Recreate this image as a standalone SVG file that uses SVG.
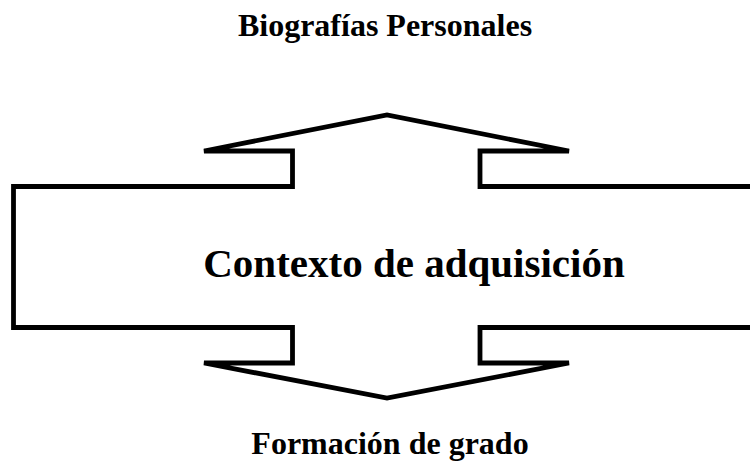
<svg xmlns="http://www.w3.org/2000/svg" width="750" height="461" viewBox="0 0 750 461">
<style>
.lbl{font-family:"Liberation Serif","Times New Roman",serif;font-weight:bold;fill:#000;text-anchor:middle}
.shape{fill:#fff;stroke:#000;stroke-width:4.8;stroke-linejoin:miter}
</style>
<rect width="750" height="461" fill="#fff"/>
<g id="context-shape">
<polygon class="shape" points="13.5,186.5 292.5,186.5 292.5,151 204,151 387,115 569,151 480,151 480,186.5 760,186.5 760,327.5 480,327.5 480,363 569,363 387,398 204,363 292.5,363 292.5,327.5 13.5,327.5"/>
<text class="lbl" x="414" y="276.5" font-size="41">Contexto de adquisición</text>
</g>
<g id="top-label">
<text class="lbl" x="385" y="35.5" font-size="32">Biografías Personales</text>
</g>
<g id="bottom-label">
<text class="lbl" x="390" y="453.5" font-size="32">Formación de grado</text>
</g>
</svg>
+ + + + +
Do not copy the pictures, but repeat every line exactly.

Recreate this image as a standalone SVG file that uses SVG.
<svg xmlns="http://www.w3.org/2000/svg" width="750" height="461" viewBox="0 0 750 461">
<style>
.lbl{font-family:"Liberation Serif","Times New Roman",serif;font-weight:bold;fill:#000;text-anchor:middle}
.shape{fill:#fff;stroke:#000;stroke-width:4.8;stroke-linejoin:miter}
</style>
<rect width="750" height="461" fill="#fff"/>
<g id="context-shape">
<polygon class="shape" points="13.5,186.5 292.5,186.5 292.5,151 204,151 387,115 569,151 480,151 480,186.5 760,186.5 760,327.5 480,327.5 480,363 569,363 387,398 204,363 292.5,363 292.5,327.5 13.5,327.5"/>
<text class="lbl" x="414" y="276.5" font-size="41">Contexto de adquisición</text>
</g>
<g id="top-label">
<text class="lbl" x="385" y="35.5" font-size="32">Biografías Personales</text>
</g>
<g id="bottom-label">
<text class="lbl" x="390" y="453.5" font-size="32">Formación de grado</text>
</g>
</svg>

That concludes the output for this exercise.